Republicans' problems attracting Hispanic voters have been well-documented. But the party's struggles among minority voters in general extends well beyond its poor performance among Latinos.
Take the newly released Gallup data on Asian Americans, for example. More than twice as many identify as Democrats as do identify as Republicans. A plurality identifies as independents, who when pressed for party leaning, tend to align themselves with Democrats. (The data comes from Gallup tracking surveys throughout 2012.)
President Obama won 73 percent of the Asian-American vote in November, exit poll data show -- up substantially from the 62 percent who supported him in 2008. Asian Americans made up a small but growing share of the electorate, accounting for 3 percent of the vote. Their shift toward Obama was more dramatic than the movement in any other demographic.
As the exit poll data also show, Republicans' struggles among black voters continued in 2012, with Obama winning more than nine in 10 African-American votes for the second time. And, as we've often noted, the president increased his share of the Hispanic vote, winning more than seven in 10 Latino votes.

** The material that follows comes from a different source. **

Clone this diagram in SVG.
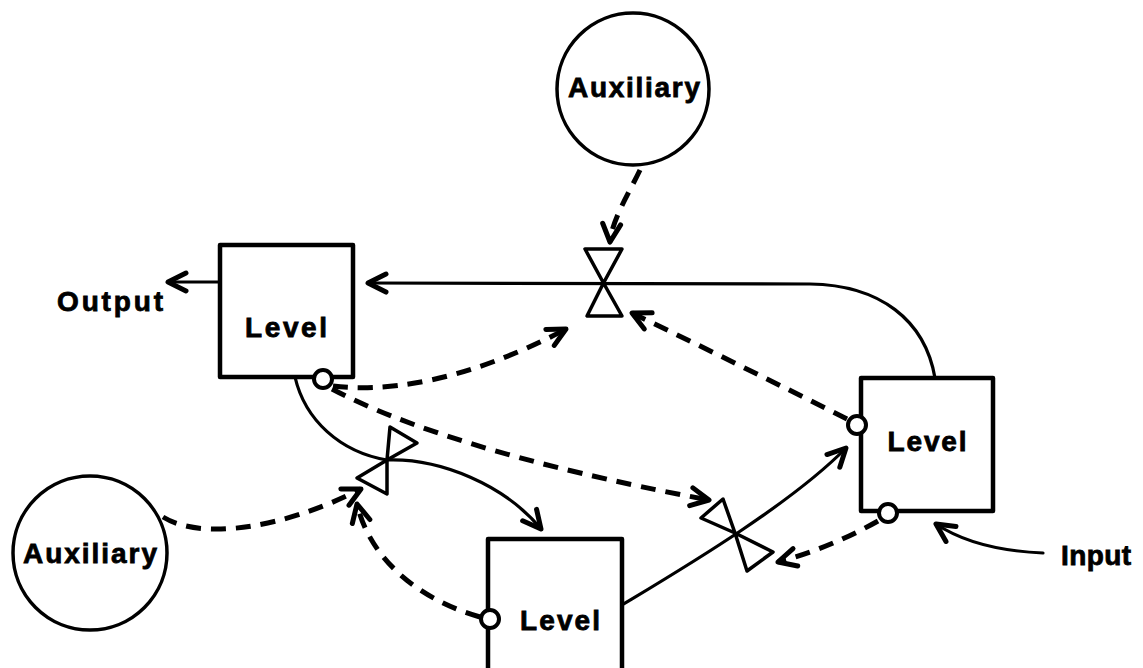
<svg xmlns="http://www.w3.org/2000/svg" width="1143" height="668" viewBox="0 0 1143 668">
<defs>
<style>
.lbl{font-family:"Liberation Sans",Arial,sans-serif;font-weight:bold;font-size:28px;fill:#000;stroke:#000;stroke-width:0.8;text-anchor:middle}
.box{fill:#fff;stroke:#000;stroke-width:4.5;stroke-linejoin:round}
.aux{fill:#fff;stroke:#000;stroke-width:3.5}
.pt{fill:#fff;stroke:#000;stroke-width:4}
.valve{fill:none;stroke:#000;stroke-width:3.5;stroke-linejoin:round}
.flow{fill:none;stroke:#000;stroke-width:3.2;stroke-linecap:round}
.info{fill:none;stroke:#000;stroke-width:5;stroke-dasharray:15 10;stroke-linecap:butt}
</style>
<marker id="ah" viewBox="0 0 24 24" refX="21" refY="12" markerWidth="24" markerHeight="24" markerUnits="userSpaceOnUse" orient="auto">
<path d="M3,3 L21,12 L3,21" fill="none" stroke="#000" stroke-width="5" stroke-dasharray="none" stroke-linecap="round" stroke-linejoin="round"/>
</marker>
</defs>
<rect width="1143" height="668" fill="#fff"/>

<g id="connectors">
<path class="flow" d="M220,282 L168,282" marker-end="url(#ah)"/>
<path class="flow" d="M935,378 C925,320 880,285 810,284 L368,283" marker-end="url(#ah)"/>
<path class="flow" d="M295,377 C305,420 340,452 387,460"/>
<path class="flow" d="M387,460 C440,458 505,485 541,529" marker-end="url(#ah)"/>
<path class="flow" d="M622,605 C680,570 790,505 846,448" marker-end="url(#ah)"/>
<path class="flow" d="M1043,553 Q975,550 936,524" marker-end="url(#ah)"/>
<path class="info" d="M640,170 C628,195 612,220 610,242" marker-end="url(#ah)"/>
<path class="info" d="M847,419 Q740,365 632,313" marker-end="url(#ah)"/>
<path class="info" d="M333,386 C380,392 460,385 566,329" marker-end="url(#ah)"/>
<path class="info" d="M332,389 C400,425 520,465 709,500" marker-end="url(#ah)"/>
<path class="info" d="M163,517 C200,540 280,530 361,489" marker-end="url(#ah)"/>
<path class="info" d="M480,617 C420,600 370,560 357,504" marker-end="url(#ah)"/>
<path class="info" d="M878,521 Q830,548 778,562" marker-end="url(#ah)"/>
</g>

<g id="aux-top">
<circle class="aux" cx="633" cy="89" r="76"/>
<text class="lbl" x="634" y="97" textLength="132" lengthAdjust="spacing">Auxiliary</text>
</g>
<g id="aux-left">
<circle class="aux" cx="90" cy="553" r="77"/>
<text class="lbl" x="90" y="563" textLength="134" lengthAdjust="spacing">Auxiliary</text>
</g>

<g id="level-top-left">
<rect class="box" x="220" y="245" width="133" height="132"/>
<text class="lbl" x="286" y="337" textLength="82" lengthAdjust="spacing">Level</text>
<circle class="pt" cx="323" cy="379" r="9"/>
</g>
<g id="level-right">
<rect class="box" x="861" y="378" width="132" height="133"/>
<text class="lbl" x="927" y="451" textLength="79" lengthAdjust="spacing">Level</text>
<circle class="pt" cx="857" cy="425" r="9"/>
<circle class="pt" cx="888" cy="513" r="9"/>
</g>
<g id="level-bottom">
<rect class="box" x="488" y="539" width="134" height="160"/>
<text class="lbl" x="560" y="630" textLength="80" lengthAdjust="spacing">Level</text>
<circle class="pt" cx="490" cy="619" r="9"/>
</g>

<g id="valve-top">
<polygon class="valve" points="585,249 622,249 603.5,283"/>
<polygon class="valve" points="603.5,283 587,316 622,316"/>
</g>
<g id="valve-left">
<polygon class="valve" points="390,427 417,443 387,460"/>
<polygon class="valve" points="387,460 357,478 387,494"/>
</g>
<g id="valve-right">
<polygon class="valve" points="701,518 723,499 735,533"/>
<polygon class="valve" points="735,533 747,571 773,552"/>
</g>

<g id="labels">
<text class="lbl" x="110" y="311" textLength="106" lengthAdjust="spacing">Output</text>
<text class="lbl" x="1096" y="565" textLength="70" lengthAdjust="spacing">Input</text>
</g>
</svg>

It's worth noting that those who described their race as something other than black, white, Asian, or Hispanic gravitated away from Obama last year, but a majority (58 percent) still supported him.
As we've noted in this space, adopting a new posture on a single issue (immigration) isn't a cure-all for the GOP's image among Hispanic voters. And even if it were, Republicans would have a ways to go to improve their image among all non-white voters, who accounted for more than a quarter of the electorate in 2012.